You're assuming the phone works and the internet connection works and the app works and the service behind it responsive. That's a lot of trust in thousands of moving parts.
Meanwhile I have a printed boarding pass which depends on nothing other than me having it in my pocket, so it basically 100% fail-proof.
While I always use the paper boarding pass, I do also check the boarding pass on the app out of curiosity. Easily like half the time on the American Airlines app, when I'm at the gate about to board and click on show boarding pass, the app hangs for many minutes and never responds. I'm always glad I have the paper boarding pass in my pocket instead.
> You're assuming the phone works and the internet connection works and the app works and the service behind it responsive
At check-in (24 hours before my flight), I add the boarding pass to Google Wallet. From that point, displaying it doesn't require an internet connection, or having to rely on the airline's often-shitty app.
Yes, the phone has to not be broken, but that's a pretty low bar: in my 15 years of owning smartphones, my phone has been broken and unusable for perhaps a grand total of a few days of time (so under 0.01% of the time). Yes, Google Wallet has to be functioning, but that particular app being broken would be an unusual, surprising occurrence.
And if by 0.01% chance, I can't get the boarding pass off my phone for some reason, I can always go to the check-in desk or kiosk or gate and ask them to print me one.
> Meanwhile I have a printed boarding pass which depends on nothing other than me having it in my pocket, so it basically 100% fail-proof.
I've never lost a phone before, but I have lost paper boarding passes on more than one occasion.
The point is that the mobile boarding pass is a nice convenience (especially with the auto-updating gate number on it), but the ability to get a paper boarding pass printed is never far away if the mobile one fails. So why not just use the mobile one, and save some paper, and the need to keep track of one more item?
Maybe I'm weird, but when I go on a trip, I generally pack my smartphone, if I bring it at all. It would be a royal pain to go find it again when I get into line to board.

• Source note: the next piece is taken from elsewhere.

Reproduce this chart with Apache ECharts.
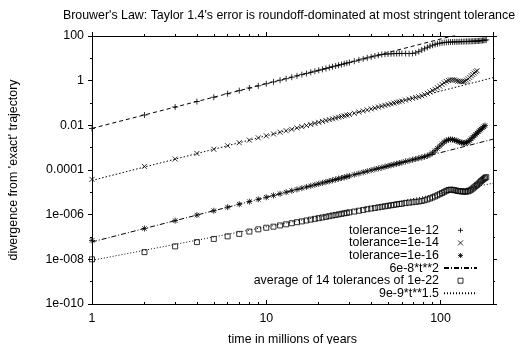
<!DOCTYPE html>
<html>
<head>
<meta charset="utf-8">
<script src="https://cdn.jsdelivr.net/npm/echarts@6/dist/echarts.min.js"></script>
<style>
  html, body { margin: 0; padding: 0; background: #fff; }
  #chart { width: 524px; height: 344px; }
</style>
</head>
<body>
<div id="chart"></div>
<script>
// ===== data =====
// time in millions of years, shared by every run
const TIMES = [
  1, 2, 3, 4, 5, 6, 7, 8, 9, 10, 11, 12, 13, 14, 15, 16, 17, 18, 19, 20,
  21, 22, 23, 24, 25, 26, 27, 28, 29, 30,
  32, 34, 36, 38, 40, 42, 44, 46, 48, 50, 52, 54, 56, 58, 60,
  63, 66, 69, 72, 75, 78, 81, 84, 87, 90, 93, 96, 99, 102, 105, 108, 111, 114, 117, 120,
  123, 126, 129, 132, 135, 138, 141, 144, 147, 150, 153, 156, 159, 162, 165, 168, 171, 174, 177, 180, 183
]

const TOL_1E12 = [
  0.0072, 0.029, 0.066, 0.116, 0.18, 0.26, 0.36, 0.47, 0.59, 0.73,
  0.88, 1.05, 1.23, 1.43, 1.64, 1.87, 2.1, 2.36, 2.64, 2.9,
  3.2, 3.5, 3.86, 4.2, 4.55, 4.9, 5.3, 5.7, 6.1, 6.5,
  7.4, 8.4, 9.4, 10.5, 11.6, 12.7, 13.8, 14.8, 15.3, 15.7, 16, 16.2, 16.4, 16.5, 16.6,
  16.5, 16.3, 16.6, 17.5, 20, 23.5, 27, 31, 35, 38.5,
  42, 45, 47.5, 49.5, 51, 52, 53, 53.5, 54, 54.5,
  55, 55, 55.5, 56, 56, 56.5, 57, 57, 57.5, 58,
  58, 58.5, 59, 59.5, 60, 61, 62, 63, 64, 65, 67
]

const TOL_1E14 = [
  3.8e-5, 1.45e-4, 3.1e-4, 5.5e-4, 8.5e-4, 1.22e-3, 1.67e-3, 2.18e-3, 2.75e-3, 3.4e-3,
  4.1e-3, 4.9e-3, 5.75e-3, 6.66e-3, 7.65e-3, 8.7e-3, 9.8e-3, 0.011, 0.0123, 0.0136,
  0.015, 0.0165, 0.018, 0.0196, 0.0213, 0.023, 0.0248, 0.0267, 0.0286, 0.0306,
  0.0348, 0.0393, 0.044, 0.049, 0.0544, 0.06, 0.0658, 0.072, 0.078, 0.085, 0.092, 0.099, 0.107, 0.114, 0.122,
  0.135, 0.148, 0.162, 0.176, 0.192, 0.21, 0.235, 0.27, 0.31, 0.36,
  0.41, 0.48, 0.57, 0.68, 0.8, 0.92, 1.02, 1.08, 1.1, 1.08,
  1.02, 0.96, 0.92, 0.9, 0.9, 0.94, 1.05, 1.2, 1.4, 1.65,
  1.9, 2.2, 2.5, 2.8
]

const TOL_1E16 = [
  7e-8, 2.4e-7, 5.4e-7, 9.6e-7, 1.5e-6, 2.16e-6, 2.94e-6, 3.84e-6, 4.86e-6, 6.0e-6,
  7.26e-6, 8.64e-6, 1.01e-5, 1.18e-5, 1.35e-5, 1.54e-5, 1.73e-5, 1.94e-5, 2.17e-5, 2.4e-5,
  2.65e-5, 2.9e-5, 3.17e-5, 3.46e-5, 3.75e-5, 4.06e-5, 4.37e-5, 4.7e-5, 5.05e-5, 5.4e-5,
  6.2e-5, 7.0e-5, 7.9e-5, 8.8e-5, 9.8e-5, 1.08e-4, 1.18e-4, 1.28e-4, 1.4e-4, 1.52e-4, 1.64e-4, 1.77e-4, 1.9e-4, 2.03e-4, 2.17e-4,
  2.4e-4, 2.62e-4, 2.86e-4, 3.12e-4, 3.38e-4, 3.66e-4, 3.95e-4, 4.3e-4, 4.9e-4, 5.9e-4,
  7.3e-4, 9.3e-4, 1.18e-3, 1.48e-3, 1.8e-3, 2.08e-3, 2.28e-3, 2.35e-3, 2.3e-3, 2.2e-3,
  2.05e-3, 1.9e-3, 1.78e-3, 1.68e-3, 1.62e-3, 1.62e-3, 1.7e-3, 1.85e-3, 2.1e-3, 2.5e-3,
  2.9e-3, 3.4e-3, 3.9e-3, 4.5e-3, 5.2e-3, 6.0e-3, 6.8e-3, 7.7e-3, 8.7e-3, 9.8e-3
]

const AVG_1E22 = [
  1.0e-8, 2.1e-8, 3.8e-8, 5.9e-8, 8.2e-8, 1.07e-7, 1.38e-7, 1.75e-7, 2.2e-7, 2.6e-7,
  2.9e-7, 3.3e-7, 3.7e-7, 4.15e-7, 4.6e-7, 5.0e-7, 5.5e-7, 6.0e-7, 6.5e-7, 7.0e-7,
  7.5e-7, 8.0e-7, 8.6e-7, 9.2e-7, 9.7e-7, 1.03e-6, 1.09e-6, 1.15e-6, 1.21e-6, 1.27e-6,
  1.38e-6, 1.5e-6, 1.63e-6, 1.76e-6, 1.88e-6, 2.0e-6, 2.12e-6, 2.25e-6, 2.37e-6, 2.5e-6, 2.62e-6, 2.75e-6, 2.87e-6, 3.0e-6, 3.1e-6,
  3.3e-6, 3.45e-6, 3.6e-6, 3.75e-6, 3.9e-6, 4.1e-6, 4.4e-6, 4.8e-6, 5.3e-6, 5.9e-6,
  6.6e-6, 7.4e-6, 8.3e-6, 9.3e-6, 1.05e-5, 1.17e-5, 1.27e-5, 1.32e-5, 1.3e-5, 1.25e-5,
  1.2e-5, 1.15e-5, 1.12e-5, 1.1e-5, 1.08e-5, 1.07e-5, 1.08e-5, 1.12e-5, 1.2e-5, 1.32e-5,
  1.48e-5, 1.67e-5, 1.9e-5, 2.15e-5, 2.45e-5, 2.8e-5, 3.2e-5, 3.6e-5, 4.0e-5, 4.4e-5, 4.8e-5
]

// reference power laws, end points at the plot edges
const FIT_T = [1, 200]
const FIT_1E12 = [0.0073, 292]
const FIT_1E14 = [3.4e-5, 1.36]
const FIT_T2 = [6e-8, 2.4e-3]      // 6e-8*t**2
const FIT_T15 = [9e-9, 2.55e-5]    // 9e-9*t**1.5

const X_TICK_EXP = [0, 1, 2]
const X_TICK_TEXT = ['1', '10', '100']
const Y_TICK_EXP = [-10, -8, -6, -4, -2, 0, 2]
const Y_TICK_TEXT = ['1e-010', '1e-008', '1e-006', '0.0001', '0.01', '1', '100']

// ===== helpers =====
const FONT = '"Liberation Sans", Arial, Helvetica, sans-serif'
const FS = 12.4

function pairs(xs, ys) {
  return ys.map((y, i) => [xs[i], y])
}

function decadeLabel(exps, texts) {
  return (v) => {
    const e = Math.log10(v)
    const r = Math.round(e)
    if (Math.abs(e - r) > 1e-6) return ''
    const i = exps.indexOf(r)
    return i < 0 ? '' : texts[i]
  }
}

// gnuplot-like point types, stroked only
const PT_PLUS = 'path://M0,4L8,4M4,0L4,8'
const PT_CROSS = 'path://M0,0L8,8M8,0L0,8'
const PT_STAR = 'path://M0,4L8,4M4,0L4,8M1,1L7,7M7,1L1,7'
const PT_BOX = 'path://M0,0L8,0L8,8L0,8Z'

const hollow = { color: 'rgba(0,0,0,0)', borderColor: '#000', borderWidth: 1 }
const noDot = { color: 'rgba(0,0,0,0)', borderWidth: 0 }

function points(name, ys, symbol, size) {
  return {
    name, type: 'scatter', data: pairs(TIMES, ys),
    symbol, symbolSize: size, itemStyle: hollow,
    xAxisIndex: 0, yAxisIndex: 0, z: 3,
  }
}

function fit(name, ys, dash) {
  return {
    name, type: 'line', data: pairs(FIT_T, ys),
    symbol: 'none', silent: true, clip: true,
    lineStyle: { color: '#000', width: 1, type: dash },
    itemStyle: noDot,
    xAxisIndex: 0, yAxisIndex: 0, z: 2,
  }
}

const tickStyle = { color: '#000', width: 1 }

function xAx(position, withLabels) {
  return {
    type: 'log', logBase: 10, min: 1, max: 200, interval: 1, position,
    axisLine: { show: true, lineStyle: tickStyle },
    axisTick: { show: true, inside: position === 'bottom', length: 4, lineStyle: tickStyle },
    minorTick: { show: true, splitNumber: 9, length: 2, lineStyle: tickStyle },
    splitLine: { show: false }, minorSplitLine: { show: false },
    axisLabel: {
      show: withLabels, formatter: decadeLabel(X_TICK_EXP, X_TICK_TEXT),
      color: '#000', fontSize: FS, fontFamily: FONT, margin: 9,
    },
    name: withLabels ? 'time in millions of years' : '',
    nameLocation: 'middle', nameGap: 30,
    nameTextStyle: { color: '#000', fontSize: FS, fontFamily: FONT },
  }
}

function yAx(position, interval, tickLen, withLabels, withLine) {
  return {
    type: 'log', logBase: 10, min: 1e-10, max: 100, interval, position,
    axisLine: { show: withLine, lineStyle: tickStyle },
    axisTick: { show: true, inside: false, length: tickLen, lineStyle: tickStyle },
    splitLine: { show: false },
    axisLabel: {
      show: withLabels, formatter: decadeLabel(Y_TICK_EXP, Y_TICK_TEXT),
      color: '#000', fontSize: FS, fontFamily: FONT, margin: 8,
    },
    name: withLabels ? "divergence from 'exact' trajectory" : '',
    nameLocation: 'middle', nameGap: 72,
    nameTextStyle: { color: '#000', fontSize: FS, fontFamily: FONT },
  }
}

// ===== chart =====
const chart = echarts.init(document.getElementById('chart'), null, { renderer: 'canvas' })

chart.setOption({
  animation: false,
  backgroundColor: '#fff',
  textStyle: { fontFamily: FONT },
  title: {
    text: "Brouwer's Law: Taylor 1.4's error is roundoff-dominated at most stringent tolerance",
    left: 284, top: 5, textAlign: 'center',
    textStyle: { fontSize: FS, fontWeight: 'normal', color: '#000', fontFamily: FONT },
  },
  grid: { left: 92, right: 31, top: 36, bottom: 40, containLabel: false, outerBoundsMode: 'none' },
  xAxis: [xAx('bottom', true), xAx('top', false)],
  yAxis: [
    yAx('left', 2, 4, true, true),
    yAx('left', 1, 2, false, false),
    yAx('right', 2, 4, false, true),
    yAx('right', 1, 2, false, false),
  ],
  legend: {
    orient: 'vertical', right: 46, top: 224, align: 'right',
    padding: 0, itemGap: 0, itemWidth: 33, itemHeight: 5,
    selectedMode: false,
    itemStyle: { borderWidth: 1 },
    textStyle: { color: '#000', fontSize: FS, fontFamily: FONT, lineHeight: 12.6 },
    data: [
      'tolerance=1e-12', 'tolerance=1e-14', 'tolerance=1e-16',
      { name: '6e-8*t**2', itemStyle: noDot },
      'average of 14 tolerances of 1e-22',
      { name: '9e-9*t**1.5', itemStyle: noDot },
    ],
  },
  series: [
    fit('fit 1e-12', FIT_1E12, [4, 3]),
    fit('fit 1e-14', FIT_1E14, [1.5, 2]),
    fit('6e-8*t**2', FIT_T2, [5, 2, 1, 2]),
    fit('9e-9*t**1.5', FIT_T15, [1, 2]),
    points('tolerance=1e-12', TOL_1E12, PT_PLUS, 6),
    points('tolerance=1e-14', TOL_1E14, PT_CROSS, 5),
    points('tolerance=1e-16', TOL_1E16, PT_STAR, 6),
    points('average of 14 tolerances of 1e-22', AVG_1E22, PT_BOX, 5),
  ],
})
</script>
</body>
</html>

Same, I do recognize that walking around without a smartphone starting to become "weird" to others though. I don't mind being weird.
I live in a major US city and get hit up for cash by the homeless sometimes. When I explain I do not have a cellphone to them when they ask for money through some cash app. They look bewildered. Just 20 years ago I was the only one carrying around such a device for IT reasons. Now I am putting limits on my digital life, and it makes me socially "weird".
OTOH
Currently, the only thing I don't pay regularly by using a smart device, are bus fares, which are a solved problem, my city just hasn't implemented that yet
Everything else, I can either use a digital wallet for, or an instant bank transfer (Which I've been given to understand are a bit more of a hassle in the US)
I'd basically never expect to be without a device for an extended period of time, specially not in an airport
I am aware of the single point of failure though, so I do take particular care of not running out of battery, keeping an accesible spare, and some cash around for emergencies I just never use it
Almost nobody carries around small cash or change anymore.
And social services provide the homeless and those in poverty with free smartphones, since they're far more effective at ensuring communications with social services.
So how is the world weird? It all seems quite rational and reasonable to me.
I won't call it "weird", because generally I like the idea that some people aren't actually glued to their phone at all times, and don't even have it handy.
But I will call it unusual, because the vast majority of people will have their phone in their pocket or purse while at the airport.